There were, to be sure, several potentially very negative factors in the recent rally off the May 13 low, when the Dow closed at 10140. For instance, the action in the 5-Day Advancing Volume, one of the best indicators around for forecasting tops, has been showing very negative action since this rally began. While the Dow has moved higher week after week, the 5-Day Advancing Volume is showing terribly bearish divergence. This same pattern has shown up at many market highs over the years.

For next week any decline below today's lows in the Dow should signal that a stronger decline is coming at some point next week. This week's print low was 10448..

To prove the market is going higher over the short term here the Dow must rise above 10587 on a print basis. If that occurs the Dow should go higher, however even if that occurs next week we would still look for a probable high of some kind in the 10694, plus or minus 63-point area in the Dow.
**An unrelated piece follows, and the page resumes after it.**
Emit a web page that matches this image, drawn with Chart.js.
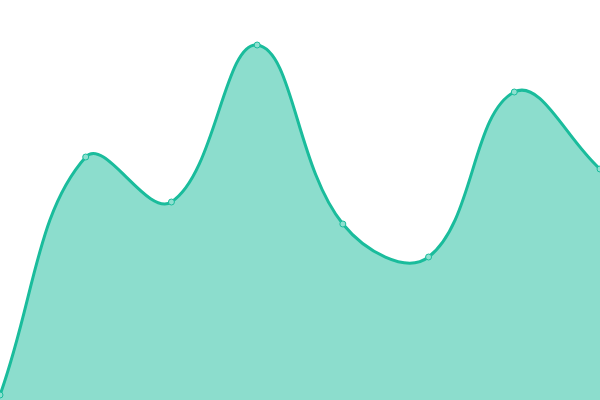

The above are really just short-term concerns. Further out the current Lindsay 3-Peaks and Domed House pattern, which we have discussed at length in our newsletters, still calls for significantly lower prices between here and the end of the year. Our Lindsay Standard Time Spans, also discussed numerous times in prior newsletters, suggest the next true bear market low will likely be seen between here and April to May of 2006. Our most important long-term indicator, the Lindsay Long Sequence, suggests a bull market high is due this year, and a bear market low is due in 2006. There are ways for us to be more precise, but we need a little more evidence that the March highs of this year were the peaks of the 2002 to 2005 "bull market". If we have not seen the high just yet, that high would still be likely within the next 3 to 4 weeks.